Italy’s president is facing calls for his impeachment after refusing to appoint a key minister backed by the country’s prospective prime minister.
Sergio Mattarella would not endorse Eurosceptic Paolo Savona as economy minister, despite him being supported by Giuseppe Conte – who was picked as a compromise prime ministerial candidate by the populist coalition hoping to form a government.
Mr Conte, a little-known 53-year-old lawyer with no political experience, subsequently rejected Mr Matteralla’s offer to form an administration – throwing Italy into fresh political crisis.
The country has been without a government since elections on 4 March left the Eurosceptic 5-Star Movement and the right-wing League Nord as the two largest parties in a hung parliament.
Mr Mattarella summoned Carlo Cottarelli, a former economist with the International Monetary Fund, for talks on Monday as he moved to appoint a technocratic government ahead of new elections.
The leaders of both 5-Star and the League denounced the president’s actions and signalled they will not support the appointment of Mr Cottarelli.
“They’ve replaced a government with a majority with one that won’t obtain one,” 5-Star leader Luigi Di Maio told supporters at a rally near Rome.
Dubbed “Mr Scissors”, 64-year-old Mr Cottarelli worked at the IMF from 2008 to 2013 and is known for making cuts to public spending in Italy.
League Nord leader Matteo Salvini dimissed Mr Cottarella as “Mister Nobody” who “represents financial institutions”.
Mr Matterella accepted every proposed minister by the hopeful 5-Star and League Nord coalition apart from Mr Savona, who has previously said Italy needs a plan to quit the euro “if necessary” and branded the EU’s single currency as a “German cage”.
The euro jumped in value on the president’s veto.
Explaining his decision to reject university professor Mr Savona, Mr Matterella claimed the appointment would have spooked financial markets.
He said: “I asked for the [economy]ministry an authoritative person from the parliamentary majority who is consistent with the government programme… who isn’t seen as a supporter of a line that could probably, or even inevitably, provoke Italy’s exit from the euro.”
Prior to the president’s intervention, Mr Conte had been in line to lead the first populist regime in western Europe.
Announcing the end to his efforts to lead a government, Mr Conte said in an address on Sunday: “I have rejected the mandate to form a government that was offered to me by President Mattarella.
“I thank the president for giving me the mandate on 23 May and I thank the people from the main political forces, Luigi Di Maio from the 5-Star Movement and Matteo Salvini from the League to have put my name forward.
“I can assure you I have used maximum efforts and attention for this task and I can assure you that I have worked in a climate of maximum collaboration with those political forces.”
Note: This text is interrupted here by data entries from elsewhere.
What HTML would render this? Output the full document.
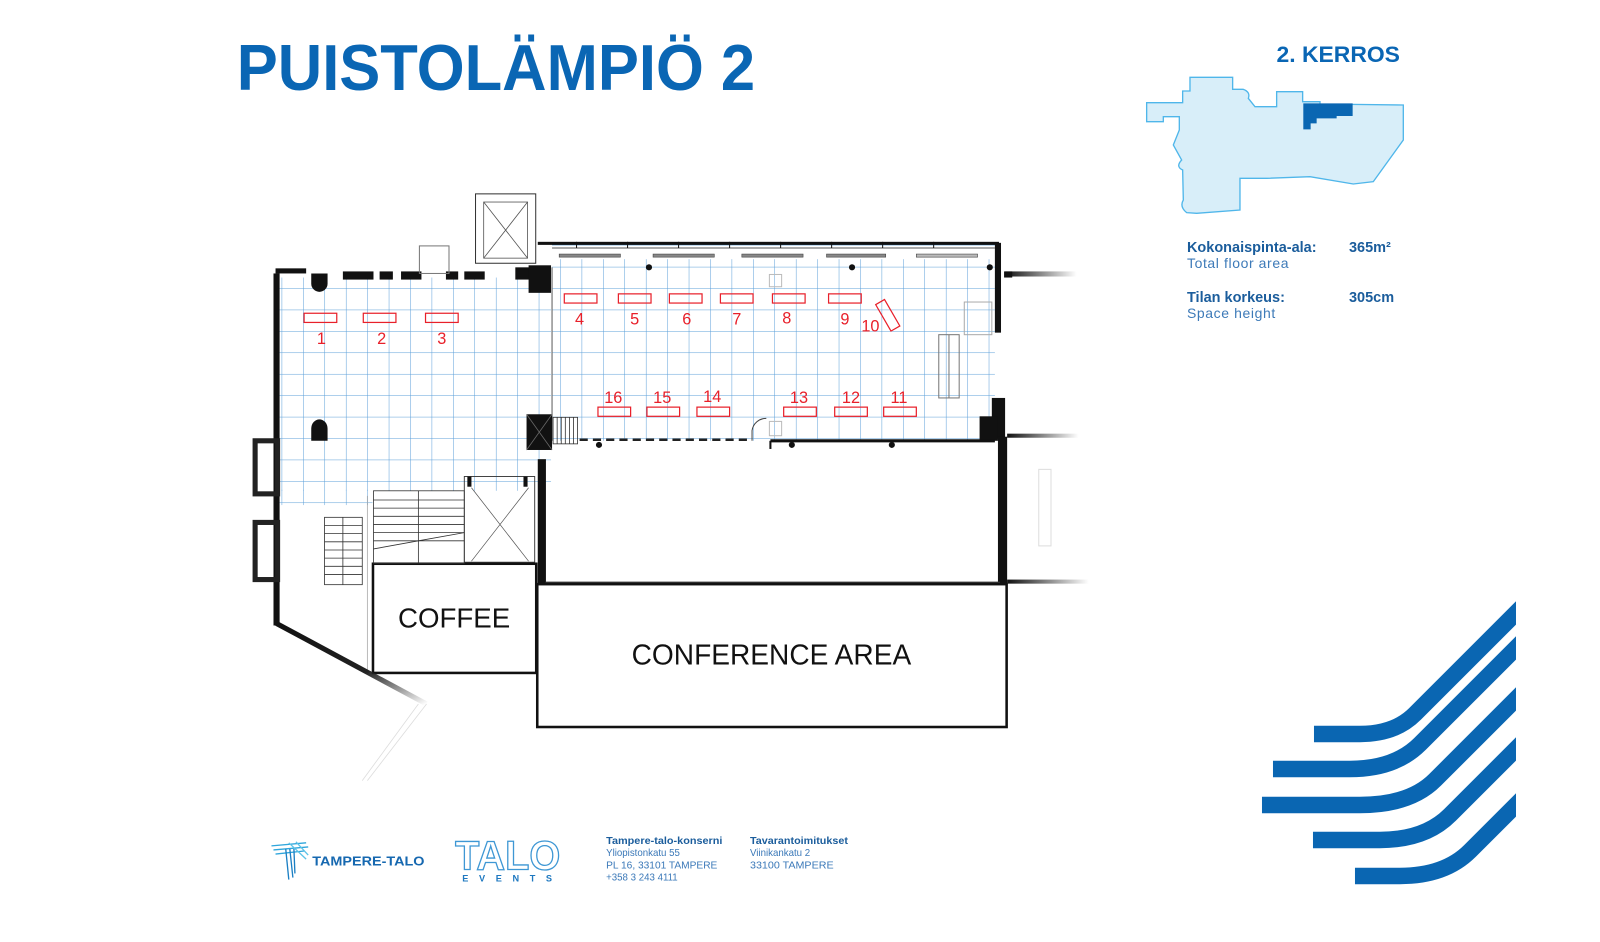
<!DOCTYPE html>
<html><head><meta charset="utf-8"><style>
html,body{margin:0;padding:0;background:#fff;width:1600px;height:942px;overflow:hidden}
svg{display:block}
text{font-family:"Liberation Sans",sans-serif}
</style></head><body>
<svg width="1600" height="942" viewBox="0 0 1568 923.2" xmlns="http://www.w3.org/2000/svg">
<defs>
<pattern id="g" patternUnits="userSpaceOnUse" x="276" y="240.5" width="21" height="21">
<path d="M0 0V21M0 0H21" stroke="#5b9fd8" stroke-width="1" fill="none"/>
</pattern>
<linearGradient id="fr" x1="0" x2="1"><stop offset="0" stop-color="#111"/><stop offset="1" stop-color="#111" stop-opacity="0"/></linearGradient>
<linearGradient id="fd" x1="0" y1="0" x2="1" y2="1"><stop offset="0" stop-color="#111"/><stop offset="0.6" stop-color="#222"/><stop offset="1" stop-color="#222" stop-opacity="0"/></linearGradient>
</defs>

<!-- Title -->
<text x="232" y="88" font-size="64" font-weight="bold" fill="#0a66b4" textLength="508" lengthAdjust="spacingAndGlyphs">PUISTOLÄMPIÖ 2</text>
<text x="1251" y="61" font-size="22" font-weight="bold" fill="#0a66b4" textLength="121" lengthAdjust="spacingAndGlyphs">2. KERROS</text>

<!-- minimap -->
<g transform="scale(0.98) translate(1140,30) scale(0.33333)">
<path d="M20,218 L128,218 L128,183 L150,183 L150,142 L278,142 L278,178 L310,178 Q332,186 325,205 L345,230 L410,230 L410,185 L488,185 L488,215 L540,215 L540,222 L790,225 L790,330 L700,455 L640,462 L510,440 L380,445 L300,445 L300,540 L170,550 L140,548 Q118,530 130,510 L128,420 Q106,410 125,390 L100,345 L118,300 L118,260 L70,260 L70,275 L20,275 Z" fill="#d8eef9" stroke="#4fb6ea" stroke-width="4"/>
<path d="M490,220 L638,220 L638,258 L590,258 L590,265 L530,265 L530,280 L512,280 L512,298 L490,298 Z" fill="#0a66b2"/>
</g>

<g transform="scale(0.98)">
<text x="1187" y="252" font-size="14.5" font-weight="bold" fill="#1b5d9c">Kokonaispinta-ala:</text>
<text x="1349" y="252" font-size="14.5" font-weight="bold" fill="#1b5d9c">365m²</text>
<text x="1187" y="268" font-size="14" fill="#3d7ab8" letter-spacing="0.6">Total floor area</text>
<text x="1187" y="302" font-size="14.5" font-weight="bold" fill="#1b5d9c">Tilan korkeus:</text>
<text x="1349" y="302" font-size="14.5" font-weight="bold" fill="#1b5d9c">305cm</text>
<text x="1187" y="318" font-size="14" fill="#3d7ab8" letter-spacing="0.6">Space height</text>

<!-- stripes -->
<clipPath id="sc"><rect x="1200" y="560" width="316" height="360"/></clipPath>
<g clip-path="url(#sc)" fill="none" stroke="#0a66b2" stroke-width="16.5">
<path d="M1314 734 L1360 734 Q1395 734 1415 714 L1540 589"/>
<path d="M1273 769 L1350 769 Q1395 769 1420 744 L1540 624"/>
<path d="M1262 805 L1360 805 Q1410 805 1435 780 L1540 675"/>
<path d="M1313 840 L1380 840 Q1425 840 1450 815 L1540 725"/>
<path d="M1355 876 L1400 876 Q1445 876 1470 851 L1540 781"/>
</g>
</g>

<!-- grid -->
<rect x="273" y="272" width="267" height="209" fill="url(#g)"/>
<rect x="273" y="480" width="92" height="15" fill="url(#g)"/>
<rect x="541" y="254" width="434" height="178" fill="url(#g)"/>
<line x1="541" y1="240" x2="975" y2="240" stroke="#5b9fd8"/>

<!-- upper walls -->
<g fill="#111">
<rect x="270" y="263" width="30" height="5"/>
<rect x="336" y="266" width="30" height="8"/>
<rect x="372" y="266" width="13" height="8"/>
<rect x="393" y="266" width="20" height="8"/>
<rect x="437" y="266" width="12" height="8"/>
<rect x="455" y="266" width="20" height="8"/>
<rect x="505" y="262" width="25" height="12"/>
<rect x="518" y="260" width="22" height="27"/>
<path d="M305 268 h16 v10 a8 8 0 0 1 -16 0z"/>
<path d="M305 430 v-10 a8 9 0 0 1 16 0 v12 h-16z"/>
</g>
<rect x="411" y="241" width="29" height="27" fill="none" stroke="#777"/>
<rect x="466" y="190" width="59" height="68" fill="none" stroke="#333"/>
<rect x="474" y="198" width="43" height="55" fill="none" stroke="#555" stroke-width="0.8"/>
<path d="M474 198 L517 253 M517 198 L474 253" stroke="#555" stroke-width="0.8"/>

<!-- right room top wall -->
<rect x="527" y="237" width="452" height="3" fill="#111"/>
<line x1="541" y1="243" x2="975" y2="243" stroke="#555"/>
<g stroke="#111">
<line x1="565" y1="237" x2="565" y2="243"/><line x1="615" y1="237" x2="615" y2="243"/><line x1="665" y1="237" x2="665" y2="243"/><line x1="715" y1="237" x2="715" y2="243"/><line x1="765" y1="237" x2="765" y2="243"/><line x1="815" y1="237" x2="815" y2="243"/><line x1="865" y1="237" x2="865" y2="243"/><line x1="915" y1="237" x2="915" y2="243"/>
</g>
<g fill="#888" stroke="#444" stroke-width="0.6">
<rect x="548" y="249" width="60" height="3"/><rect x="640" y="249" width="60" height="3"/><rect x="727" y="249" width="60" height="3"/><rect x="810" y="249" width="58" height="3"/><rect x="898" y="249" width="60" height="3" fill="#bbb"/>
</g>
<line x1="541" y1="262" x2="541" y2="432" stroke="#777" stroke-width="1.2"/>
<g fill="#111">
<circle cx="636" cy="262" r="3"/><circle cx="835" cy="262" r="3"/><circle cx="970" cy="262" r="3"/>
<circle cx="587" cy="436" r="3"/><circle cx="776" cy="436" r="3"/><circle cx="874" cy="436" r="3"/>
</g>
<rect x="754" y="269" width="12" height="12" fill="none" stroke="#bbb"/>
<rect x="754" y="413" width="12" height="14" fill="none" stroke="#bbb"/>

<!-- right walls -->
<g fill="#111">
<rect x="975" y="238" width="6" height="88"/>
<rect x="984" y="266" width="8" height="6"/>
<rect x="972" y="390" width="13" height="40"/>
<rect x="960" y="408" width="18" height="24"/>
<rect x="978" y="428" width="9" height="145"/>
</g>
<rect x="985" y="266" width="70" height="5" fill="url(#fr)"/>
<rect x="987" y="425" width="70" height="4" fill="url(#fr)"/>
<rect x="987" y="568" width="80" height="4" fill="url(#fr)"/>
<rect x="920" y="328" width="20" height="62" fill="none" stroke="#777"/>
<line x1="930" y1="328" x2="930" y2="390" stroke="#777"/>
<rect x="945" y="296" width="27" height="32" fill="none" stroke="#aaa"/>
<rect x="1018" y="460" width="12" height="75" fill="none" stroke="#ddd"/>

<!-- bottom wall right room -->
<line x1="755" y1="432" x2="975" y2="432" stroke="#111" stroke-width="3"/>
<line x1="568" y1="431" x2="735" y2="431" stroke="#222" stroke-width="2.5" stroke-dasharray="8 5"/>
<path d="M737 432 v-10 a14 14 0 0 1 14 -12" fill="none" stroke="#444"/>
<line x1="755" y1="432" x2="755" y2="440" stroke="#111" stroke-width="2"/>
<rect x="516" y="406" width="25" height="35" fill="#111"/>
<path d="M516 406 L541 441 M541 406 L516 441" stroke="#666" stroke-width="0.8"/>
<g stroke="#333" stroke-width="0.8">
<rect x="542" y="409" width="24" height="26" fill="none"/>
<line x1="546" y1="409" x2="546" y2="435"/><line x1="550" y1="409" x2="550" y2="435"/><line x1="554" y1="409" x2="554" y2="435"/><line x1="558" y1="409" x2="558" y2="435"/><line x1="562" y1="409" x2="562" y2="435"/>
</g>

<!-- conference upper -->
<rect x="527" y="450" width="8" height="122" fill="#111"/>
<line x1="535" y1="571" x2="980" y2="571" stroke="#333" stroke-width="2"/>
<!-- conference area -->
<rect x="526.5" y="572.5" width="460" height="140" fill="#fff" stroke="#111" stroke-width="2.5"/>
<text x="756" y="651" font-size="28" fill="#111" text-anchor="middle" textLength="274" lengthAdjust="spacingAndGlyphs">CONFERENCE AREA</text>
<!-- coffee -->
<rect x="365.5" y="552.5" width="160" height="107" fill="#fff" stroke="#111" stroke-width="2.5"/>
<text x="445" y="615" font-size="27" fill="#111" text-anchor="middle" textLength="110" lengthAdjust="spacingAndGlyphs">COFFEE</text>

<!-- lift bottom -->
<rect x="455" y="467" width="69" height="84" fill="none" stroke="#333" stroke-width="0.9"/>
<path d="M462 478 L518 550 M518 478 L462 550" stroke="#555" stroke-width="0.7"/>
<rect x="458" y="467" width="4" height="10" fill="#111"/><rect x="513" y="467" width="4" height="10" fill="#111"/>
<!-- stairs -->
<g stroke="#333" stroke-width="0.8" fill="none">
<rect x="366" y="481" width="89" height="71"/>
<line x1="366" y1="490" x2="455" y2="490"/><line x1="366" y1="498" x2="455" y2="498"/><line x1="366" y1="506" x2="455" y2="506"/><line x1="366" y1="514" x2="455" y2="514"/><line x1="366" y1="522" x2="455" y2="522"/><line x1="366" y1="530" x2="455" y2="530"/>
<line x1="410" y1="481" x2="410" y2="552"/>
<path d="M366 538 L410 530 L455 522" />
<rect x="318" y="507" width="37" height="66"/>
<line x1="318" y1="515" x2="355" y2="515"/><line x1="318" y1="523" x2="355" y2="523"/><line x1="318" y1="531" x2="355" y2="531"/><line x1="318" y1="539" x2="355" y2="539"/><line x1="318" y1="547" x2="355" y2="547"/><line x1="318" y1="555" x2="355" y2="555"/><line x1="318" y1="563" x2="355" y2="563"/>
<line x1="336" y1="507" x2="336" y2="573"/>
<line x1="360" y1="486" x2="360" y2="660" stroke="#aaa"/>
</g>

<!-- left wall -->
<rect x="268" y="268" width="6" height="345" fill="#111"/>
<rect x="250" y="432" width="22" height="52" fill="none" stroke="#222" stroke-width="5"/>
<rect x="250" y="512" width="22" height="56" fill="none" stroke="#222" stroke-width="5"/>
<path d="M271 611 L418 690" stroke="url(#fd)" stroke-width="5" fill="none"/>
<path d="M418 690 L360 765 M410 690 L355 765" stroke="#ddd" stroke-width="0.8" fill="none"/>

<!-- tables -->
<g fill="none" stroke="#e8202a" stroke-width="1.2">
<rect x="298" y="307" width="32" height="9"/><rect x="356" y="307" width="32" height="9"/><rect x="417" y="307" width="32" height="9"/>
<rect x="553" y="288" width="32" height="9"/><rect x="606" y="288" width="32" height="9"/><rect x="656" y="288" width="32" height="9"/><rect x="706" y="288" width="32" height="9"/><rect x="757" y="288" width="32" height="9"/><rect x="812" y="288" width="32" height="9"/>
<rect x="865" y="294" width="10" height="30" transform="rotate(-30 870 309)"/>
<rect x="586" y="399" width="32" height="9"/><rect x="634" y="399" width="32" height="9"/><rect x="683" y="399" width="32" height="9"/><rect x="768" y="399" width="32" height="9"/><rect x="818" y="399" width="32" height="9"/><rect x="866" y="399" width="32" height="9"/>
</g>
<g fill="#e8202a" font-size="16" text-anchor="middle">
<text x="315" y="337">1</text><text x="374" y="337">2</text><text x="433" y="337">3</text>
<text x="568" y="318">4</text><text x="622" y="318">5</text><text x="673" y="318">6</text><text x="722" y="318">7</text><text x="771" y="317">8</text><text x="828" y="318">9</text><text x="853" y="325">10</text>
<text x="601" y="395">16</text><text x="649" y="395">15</text><text x="698" y="394">14</text><text x="783" y="395">13</text><text x="834" y="395">12</text><text x="881" y="395">11</text>
</g>

<!-- footer logos -->
<g stroke-width="1.3" fill="none">
<path d="M266 829 L300 826 M268 833 L302 830 M270 837 L298 834" stroke="#2fa6dc"/>
<path d="M280 832 L283 862 M284 832 L287 860 M288 832 L289 856" stroke="#1a7fc4"/>
<path d="M283 826 L300 842 M290 825 L302 838" stroke="#5cc3e8"/>
</g>
<text x="306" y="848" font-size="12.5" font-weight="bold" fill="#1668b0" textLength="110" lengthAdjust="spacingAndGlyphs">TAMPERE-TALO</text>
<text x="446" y="852" font-size="40" font-weight="bold" fill="none" stroke="#3e97d4" stroke-width="1.3" textLength="103" lengthAdjust="spacingAndGlyphs">TALO</text>
<text x="453" y="864" font-size="9" font-weight="bold" fill="#1e78c0" textLength="88" lengthAdjust="spacing">EVENTS</text>
<g font-size="9.5" fill="#3a78b8">
<text x="594" y="827" font-weight="bold" fill="#1b5d9c" textLength="114" lengthAdjust="spacingAndGlyphs">Tampere-talo-konserni</text>
<text x="594" y="839">Yliopistonkatu 55</text>
<text x="594" y="851" textLength="109" lengthAdjust="spacingAndGlyphs">PL 16, 33101 TAMPERE</text>
<text x="594" y="863">+358 3 243 4111</text>
<text x="735" y="827" font-weight="bold" fill="#1b5d9c" textLength="96" lengthAdjust="spacingAndGlyphs">Tavarantoimitukset</text>
<text x="735" y="839">Viinikankatu 2</text>
<text x="735" y="851" textLength="82" lengthAdjust="spacingAndGlyphs">33100 TAMPERE</text>
</g>
</svg>
</body></html>
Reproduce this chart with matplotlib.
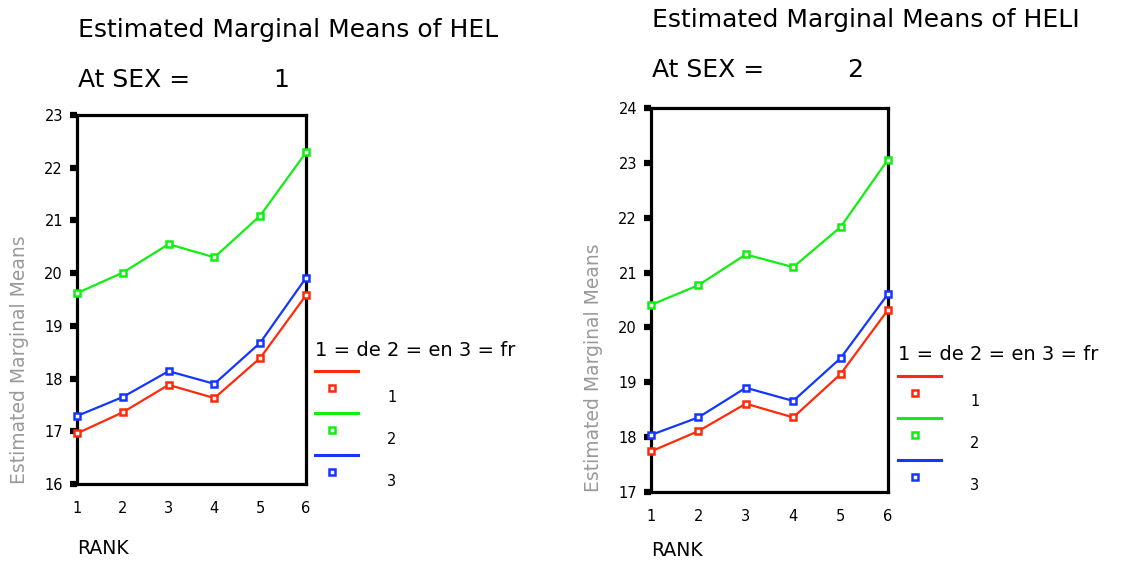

A furious Mr Di Maio immediately called for action against the president’s “unacceptable” actions and suggested ratings agencies and financial lobbies might as well appoint Italian governments as voting was “pointless”.
“We were a few steps away from forming a government, and we were stopped because in our cabinet there was a minister who criticised the EU,” he said.
“I want this institutional crisis to be taken to parliament and the president tried.”
Mr Salvini raised the prospect of new elections as he raged that Italy wasn’t a “colony” and “won’t have Germany tell us what to do”.
Any efforts to impeach Mr Matterella would be filed under article 90 of the Italian constitution, which would see MPs vote on whether he had committed “high treason” or “attacked the constitution”.
If a simple majority votes in favour, the constitutional court would then be called to decide whether to impeach or not.
Responding to the dramatic development, caretaker prime minister and Mattarella supporter Paolo Gentiloni said: “Now we must save our great country.”
Finance bosses have expressed concern at the economic agenda of Italy’s proposed coalition, which could see tax cuts and boosted government spending, as the country continues to struggle with huge national debt.
The European Central Bank has warned Italy to stick to EU budget rules, while Goldman Sachs told clients: “The new coalition government proposes measures which our economists see as likely to widen the budget deficit and lead Italy’s national debt to rise again.”